Source code of charts
# # # # #
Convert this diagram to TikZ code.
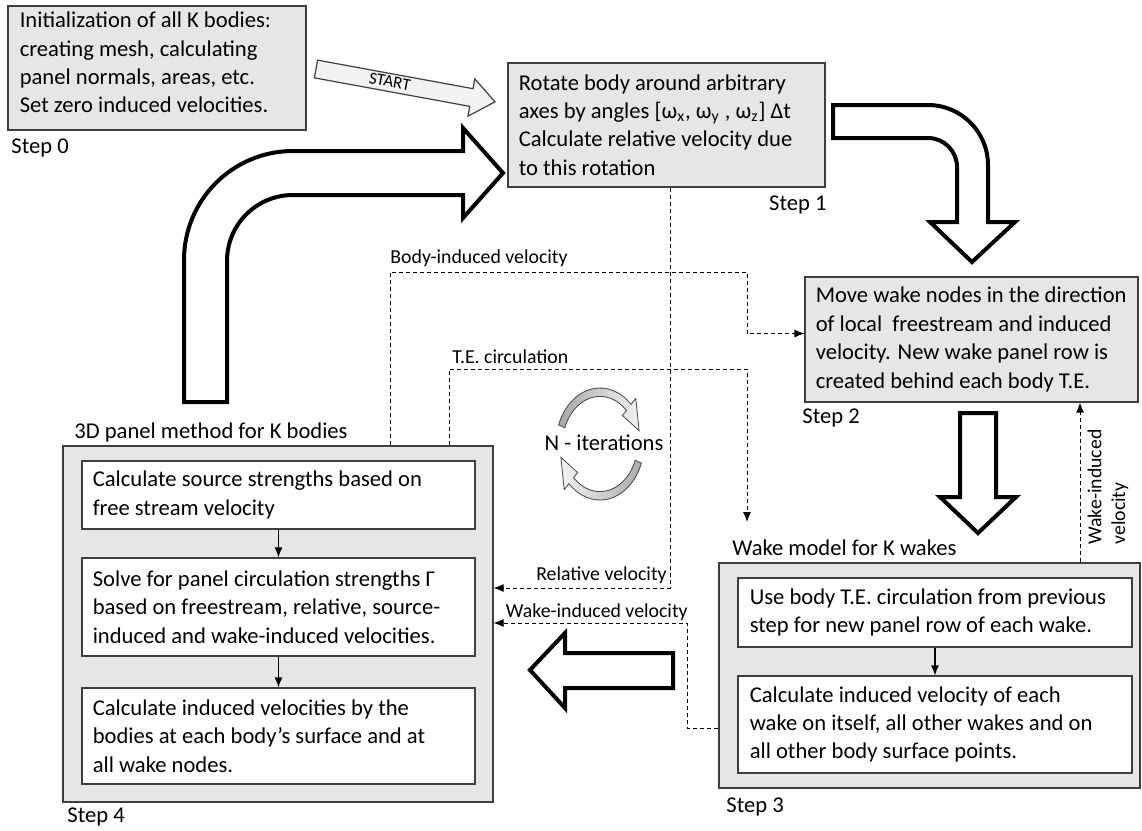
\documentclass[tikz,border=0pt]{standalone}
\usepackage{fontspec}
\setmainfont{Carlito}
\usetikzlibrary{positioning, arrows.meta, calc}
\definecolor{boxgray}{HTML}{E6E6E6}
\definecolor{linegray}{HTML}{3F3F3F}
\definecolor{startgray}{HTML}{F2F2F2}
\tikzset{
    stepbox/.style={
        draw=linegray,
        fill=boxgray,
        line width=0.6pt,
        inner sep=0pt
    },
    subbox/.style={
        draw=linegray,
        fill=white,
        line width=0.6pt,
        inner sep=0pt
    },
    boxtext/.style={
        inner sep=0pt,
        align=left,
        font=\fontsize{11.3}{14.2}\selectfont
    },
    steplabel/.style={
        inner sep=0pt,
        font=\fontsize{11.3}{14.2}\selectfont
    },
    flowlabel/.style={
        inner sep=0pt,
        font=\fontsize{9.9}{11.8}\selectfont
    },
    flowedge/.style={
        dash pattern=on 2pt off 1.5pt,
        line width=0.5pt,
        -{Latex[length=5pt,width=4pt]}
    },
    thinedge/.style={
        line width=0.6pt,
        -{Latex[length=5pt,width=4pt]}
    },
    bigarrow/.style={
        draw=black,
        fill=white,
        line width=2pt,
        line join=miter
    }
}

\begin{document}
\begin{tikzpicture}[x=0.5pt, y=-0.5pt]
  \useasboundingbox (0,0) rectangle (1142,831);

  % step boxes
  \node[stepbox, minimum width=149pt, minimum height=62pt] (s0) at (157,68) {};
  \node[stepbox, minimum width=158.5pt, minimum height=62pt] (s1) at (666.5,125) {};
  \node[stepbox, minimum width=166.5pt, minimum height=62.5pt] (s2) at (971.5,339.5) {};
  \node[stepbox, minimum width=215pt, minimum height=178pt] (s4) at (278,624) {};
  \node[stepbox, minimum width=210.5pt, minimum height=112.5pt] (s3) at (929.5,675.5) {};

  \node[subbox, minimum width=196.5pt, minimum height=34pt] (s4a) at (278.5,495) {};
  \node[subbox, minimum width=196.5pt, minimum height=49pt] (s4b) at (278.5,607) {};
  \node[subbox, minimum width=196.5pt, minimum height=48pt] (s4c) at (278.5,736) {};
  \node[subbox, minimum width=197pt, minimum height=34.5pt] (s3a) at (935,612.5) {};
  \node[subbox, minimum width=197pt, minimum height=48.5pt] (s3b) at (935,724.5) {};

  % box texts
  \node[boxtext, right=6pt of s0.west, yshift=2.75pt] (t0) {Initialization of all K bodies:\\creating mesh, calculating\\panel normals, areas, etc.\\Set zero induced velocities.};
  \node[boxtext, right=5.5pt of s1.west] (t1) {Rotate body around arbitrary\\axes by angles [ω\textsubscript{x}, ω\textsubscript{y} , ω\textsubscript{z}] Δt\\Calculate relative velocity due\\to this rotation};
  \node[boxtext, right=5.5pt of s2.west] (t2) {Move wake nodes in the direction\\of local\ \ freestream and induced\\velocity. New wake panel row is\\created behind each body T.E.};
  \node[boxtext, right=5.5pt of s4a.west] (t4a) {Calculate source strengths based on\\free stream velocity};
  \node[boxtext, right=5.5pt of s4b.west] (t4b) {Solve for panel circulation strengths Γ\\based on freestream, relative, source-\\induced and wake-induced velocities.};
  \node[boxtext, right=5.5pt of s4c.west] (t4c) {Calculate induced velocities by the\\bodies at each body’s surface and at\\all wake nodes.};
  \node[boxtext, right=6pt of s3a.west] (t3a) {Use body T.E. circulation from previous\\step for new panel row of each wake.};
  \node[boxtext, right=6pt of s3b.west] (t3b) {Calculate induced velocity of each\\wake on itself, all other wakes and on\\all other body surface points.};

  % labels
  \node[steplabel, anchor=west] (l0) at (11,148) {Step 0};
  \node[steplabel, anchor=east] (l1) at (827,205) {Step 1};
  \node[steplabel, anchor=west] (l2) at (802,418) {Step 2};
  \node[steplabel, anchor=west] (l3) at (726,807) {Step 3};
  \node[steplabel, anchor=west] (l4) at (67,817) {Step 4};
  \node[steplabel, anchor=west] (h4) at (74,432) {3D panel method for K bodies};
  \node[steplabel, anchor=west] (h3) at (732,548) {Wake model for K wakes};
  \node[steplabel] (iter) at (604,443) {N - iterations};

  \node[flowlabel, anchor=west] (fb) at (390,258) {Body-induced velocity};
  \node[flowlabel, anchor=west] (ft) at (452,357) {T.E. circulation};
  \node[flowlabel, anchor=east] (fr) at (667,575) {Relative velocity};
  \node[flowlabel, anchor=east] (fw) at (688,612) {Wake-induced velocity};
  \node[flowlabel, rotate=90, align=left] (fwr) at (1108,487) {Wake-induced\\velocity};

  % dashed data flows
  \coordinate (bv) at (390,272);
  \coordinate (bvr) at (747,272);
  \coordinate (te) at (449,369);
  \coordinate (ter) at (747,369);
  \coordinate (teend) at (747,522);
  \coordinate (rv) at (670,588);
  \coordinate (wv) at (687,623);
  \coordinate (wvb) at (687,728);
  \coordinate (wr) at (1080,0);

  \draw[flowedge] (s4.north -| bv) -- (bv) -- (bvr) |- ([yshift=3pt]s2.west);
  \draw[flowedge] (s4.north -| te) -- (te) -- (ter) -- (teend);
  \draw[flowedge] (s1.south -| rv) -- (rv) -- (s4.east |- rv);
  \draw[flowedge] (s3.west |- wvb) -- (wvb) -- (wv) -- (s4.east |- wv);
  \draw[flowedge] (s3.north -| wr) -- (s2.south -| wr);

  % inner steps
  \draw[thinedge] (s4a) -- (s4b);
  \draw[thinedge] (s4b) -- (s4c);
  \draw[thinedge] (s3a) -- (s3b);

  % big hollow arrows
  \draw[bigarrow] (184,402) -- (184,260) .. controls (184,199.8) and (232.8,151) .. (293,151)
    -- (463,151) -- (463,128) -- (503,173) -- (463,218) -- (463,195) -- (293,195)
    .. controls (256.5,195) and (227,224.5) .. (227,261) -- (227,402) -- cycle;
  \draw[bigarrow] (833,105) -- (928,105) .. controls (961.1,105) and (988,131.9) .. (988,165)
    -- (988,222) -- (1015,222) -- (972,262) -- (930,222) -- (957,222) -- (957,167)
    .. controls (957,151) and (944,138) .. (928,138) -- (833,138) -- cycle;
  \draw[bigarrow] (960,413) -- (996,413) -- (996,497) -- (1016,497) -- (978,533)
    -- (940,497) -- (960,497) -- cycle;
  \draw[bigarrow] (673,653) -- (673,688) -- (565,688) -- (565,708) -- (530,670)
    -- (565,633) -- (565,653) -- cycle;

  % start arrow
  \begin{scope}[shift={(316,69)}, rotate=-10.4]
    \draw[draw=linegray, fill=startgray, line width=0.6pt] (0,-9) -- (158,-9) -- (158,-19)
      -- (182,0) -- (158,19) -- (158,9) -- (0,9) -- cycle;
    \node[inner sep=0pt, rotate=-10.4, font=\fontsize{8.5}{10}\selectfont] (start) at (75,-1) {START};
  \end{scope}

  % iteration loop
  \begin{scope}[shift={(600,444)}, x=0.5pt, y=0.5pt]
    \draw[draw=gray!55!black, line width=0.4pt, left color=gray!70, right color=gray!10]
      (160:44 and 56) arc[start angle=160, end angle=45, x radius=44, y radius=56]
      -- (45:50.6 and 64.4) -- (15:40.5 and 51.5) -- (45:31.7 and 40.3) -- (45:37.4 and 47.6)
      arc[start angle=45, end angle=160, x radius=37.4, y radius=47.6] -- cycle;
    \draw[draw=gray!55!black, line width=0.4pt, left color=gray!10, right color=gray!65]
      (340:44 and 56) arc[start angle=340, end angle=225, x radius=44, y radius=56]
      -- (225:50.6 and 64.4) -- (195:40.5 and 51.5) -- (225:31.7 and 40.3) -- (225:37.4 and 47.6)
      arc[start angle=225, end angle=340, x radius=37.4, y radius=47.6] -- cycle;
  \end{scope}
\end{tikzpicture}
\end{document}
# # # # #
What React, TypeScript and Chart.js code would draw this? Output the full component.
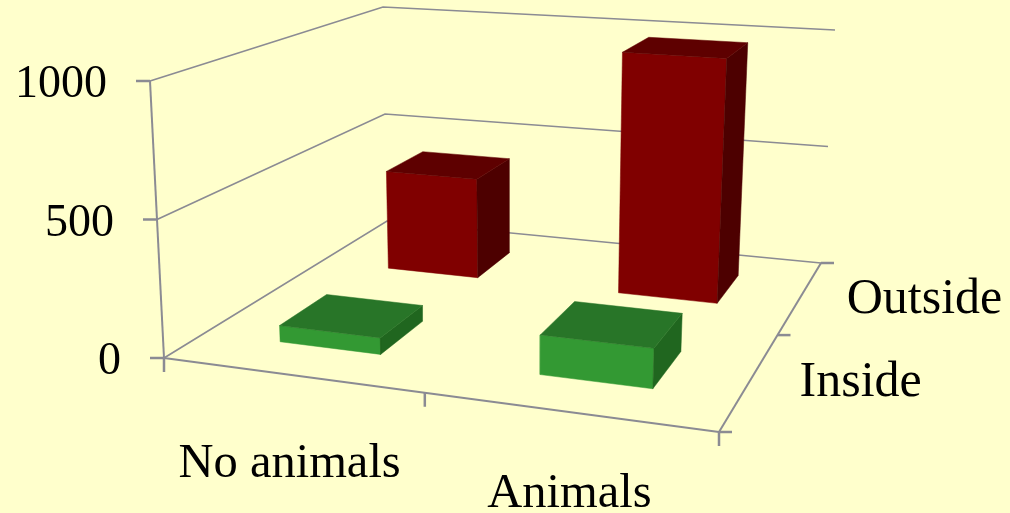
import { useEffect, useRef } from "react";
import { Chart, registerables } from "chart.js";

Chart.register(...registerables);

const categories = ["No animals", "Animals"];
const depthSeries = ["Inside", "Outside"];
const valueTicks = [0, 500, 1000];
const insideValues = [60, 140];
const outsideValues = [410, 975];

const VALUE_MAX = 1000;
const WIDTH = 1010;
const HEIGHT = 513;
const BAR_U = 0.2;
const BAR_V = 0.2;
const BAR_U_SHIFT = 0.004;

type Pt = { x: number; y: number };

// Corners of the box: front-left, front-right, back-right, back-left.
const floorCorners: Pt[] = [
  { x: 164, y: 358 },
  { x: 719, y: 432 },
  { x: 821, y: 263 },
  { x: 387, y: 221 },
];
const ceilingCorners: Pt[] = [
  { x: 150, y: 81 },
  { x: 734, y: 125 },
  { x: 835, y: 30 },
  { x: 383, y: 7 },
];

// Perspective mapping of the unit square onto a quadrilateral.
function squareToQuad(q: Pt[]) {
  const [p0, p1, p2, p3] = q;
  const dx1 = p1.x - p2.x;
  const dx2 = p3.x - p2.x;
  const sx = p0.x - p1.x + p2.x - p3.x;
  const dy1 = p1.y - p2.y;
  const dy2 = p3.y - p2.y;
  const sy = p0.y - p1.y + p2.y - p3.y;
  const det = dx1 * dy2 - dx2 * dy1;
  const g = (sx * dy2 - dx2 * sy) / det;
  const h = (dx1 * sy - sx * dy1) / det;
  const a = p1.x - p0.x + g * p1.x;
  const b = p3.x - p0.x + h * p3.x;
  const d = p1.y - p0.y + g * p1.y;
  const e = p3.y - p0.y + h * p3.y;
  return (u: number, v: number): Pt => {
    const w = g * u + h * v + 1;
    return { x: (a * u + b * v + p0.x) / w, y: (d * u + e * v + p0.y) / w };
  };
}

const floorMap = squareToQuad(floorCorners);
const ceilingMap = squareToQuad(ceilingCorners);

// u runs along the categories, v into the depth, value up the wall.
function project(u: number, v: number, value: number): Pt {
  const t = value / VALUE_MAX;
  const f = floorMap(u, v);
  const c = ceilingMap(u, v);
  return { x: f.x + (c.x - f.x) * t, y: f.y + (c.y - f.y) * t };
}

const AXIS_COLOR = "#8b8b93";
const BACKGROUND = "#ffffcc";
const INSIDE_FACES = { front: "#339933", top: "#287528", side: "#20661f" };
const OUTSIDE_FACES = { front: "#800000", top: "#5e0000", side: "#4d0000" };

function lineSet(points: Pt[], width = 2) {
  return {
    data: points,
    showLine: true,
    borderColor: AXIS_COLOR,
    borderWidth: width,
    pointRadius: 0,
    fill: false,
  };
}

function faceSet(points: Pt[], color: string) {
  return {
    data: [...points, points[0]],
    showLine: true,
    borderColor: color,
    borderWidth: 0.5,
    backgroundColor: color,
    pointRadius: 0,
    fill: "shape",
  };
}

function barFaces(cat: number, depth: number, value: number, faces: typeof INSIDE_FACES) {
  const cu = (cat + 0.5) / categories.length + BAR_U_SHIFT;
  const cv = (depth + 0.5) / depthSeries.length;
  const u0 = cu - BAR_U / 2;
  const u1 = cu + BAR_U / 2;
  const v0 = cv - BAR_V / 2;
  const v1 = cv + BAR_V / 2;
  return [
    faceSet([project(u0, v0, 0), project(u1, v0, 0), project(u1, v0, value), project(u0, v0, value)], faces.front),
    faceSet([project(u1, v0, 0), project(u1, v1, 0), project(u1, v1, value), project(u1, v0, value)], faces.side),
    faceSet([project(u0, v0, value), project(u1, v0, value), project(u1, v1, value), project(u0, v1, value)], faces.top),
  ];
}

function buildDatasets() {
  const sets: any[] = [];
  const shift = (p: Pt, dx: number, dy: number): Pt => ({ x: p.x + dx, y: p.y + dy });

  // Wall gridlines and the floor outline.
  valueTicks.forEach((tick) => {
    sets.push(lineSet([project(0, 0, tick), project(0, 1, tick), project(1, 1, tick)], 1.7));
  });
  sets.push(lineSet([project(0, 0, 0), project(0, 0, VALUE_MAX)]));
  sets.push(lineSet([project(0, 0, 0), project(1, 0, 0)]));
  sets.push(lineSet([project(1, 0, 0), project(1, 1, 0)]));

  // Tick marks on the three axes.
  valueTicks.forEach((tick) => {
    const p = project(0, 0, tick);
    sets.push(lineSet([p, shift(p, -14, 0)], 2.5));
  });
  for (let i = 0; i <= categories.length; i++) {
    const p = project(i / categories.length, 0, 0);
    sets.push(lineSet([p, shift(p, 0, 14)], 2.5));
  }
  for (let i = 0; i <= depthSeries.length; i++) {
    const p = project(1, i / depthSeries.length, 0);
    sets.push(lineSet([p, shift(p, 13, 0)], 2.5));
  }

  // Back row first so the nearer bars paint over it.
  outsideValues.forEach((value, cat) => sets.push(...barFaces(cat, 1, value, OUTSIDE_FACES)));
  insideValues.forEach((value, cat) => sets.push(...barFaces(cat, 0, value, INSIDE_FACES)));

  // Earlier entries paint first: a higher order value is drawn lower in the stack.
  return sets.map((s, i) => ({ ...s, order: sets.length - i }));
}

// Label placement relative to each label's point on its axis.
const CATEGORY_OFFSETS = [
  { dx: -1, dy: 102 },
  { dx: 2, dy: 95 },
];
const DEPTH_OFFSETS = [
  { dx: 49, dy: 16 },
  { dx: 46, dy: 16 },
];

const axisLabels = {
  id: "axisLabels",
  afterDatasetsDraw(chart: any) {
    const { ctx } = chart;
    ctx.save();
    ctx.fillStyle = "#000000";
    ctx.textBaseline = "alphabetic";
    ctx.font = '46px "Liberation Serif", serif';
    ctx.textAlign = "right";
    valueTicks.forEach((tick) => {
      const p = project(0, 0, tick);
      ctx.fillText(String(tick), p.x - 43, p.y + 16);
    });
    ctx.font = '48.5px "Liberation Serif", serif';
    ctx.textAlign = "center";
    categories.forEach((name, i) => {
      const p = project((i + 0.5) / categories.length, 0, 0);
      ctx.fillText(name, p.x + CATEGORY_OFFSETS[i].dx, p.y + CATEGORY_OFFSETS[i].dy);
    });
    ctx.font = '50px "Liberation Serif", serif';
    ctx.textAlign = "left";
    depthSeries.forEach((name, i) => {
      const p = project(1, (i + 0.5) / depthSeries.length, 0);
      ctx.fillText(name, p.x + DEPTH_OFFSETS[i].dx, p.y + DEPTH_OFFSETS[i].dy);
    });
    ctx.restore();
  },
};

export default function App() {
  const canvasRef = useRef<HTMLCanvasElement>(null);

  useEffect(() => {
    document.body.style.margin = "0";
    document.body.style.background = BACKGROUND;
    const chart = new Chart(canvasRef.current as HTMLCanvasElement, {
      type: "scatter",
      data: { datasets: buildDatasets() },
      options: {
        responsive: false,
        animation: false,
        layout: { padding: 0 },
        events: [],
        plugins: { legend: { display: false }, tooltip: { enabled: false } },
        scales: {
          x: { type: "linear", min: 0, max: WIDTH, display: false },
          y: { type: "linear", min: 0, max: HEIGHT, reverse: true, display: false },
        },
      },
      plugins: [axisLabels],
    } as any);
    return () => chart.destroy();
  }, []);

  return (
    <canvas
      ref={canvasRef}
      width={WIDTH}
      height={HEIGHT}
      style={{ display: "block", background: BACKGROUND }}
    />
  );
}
# # # # #
WORK INSTRUCTIONS: Repeat exactly the part that opens with the line containing "What React, TypeScript" and closes with the line containing "Chart.register(...registerables);". Include both end lines, and drop the pictures.

RIGHT ANSWER:
What React, TypeScript and Chart.js code would draw this? Output the full component.
import { useEffect, useRef } from "react";
import { Chart, registerables } from "chart.js";

Chart.register(...registerables);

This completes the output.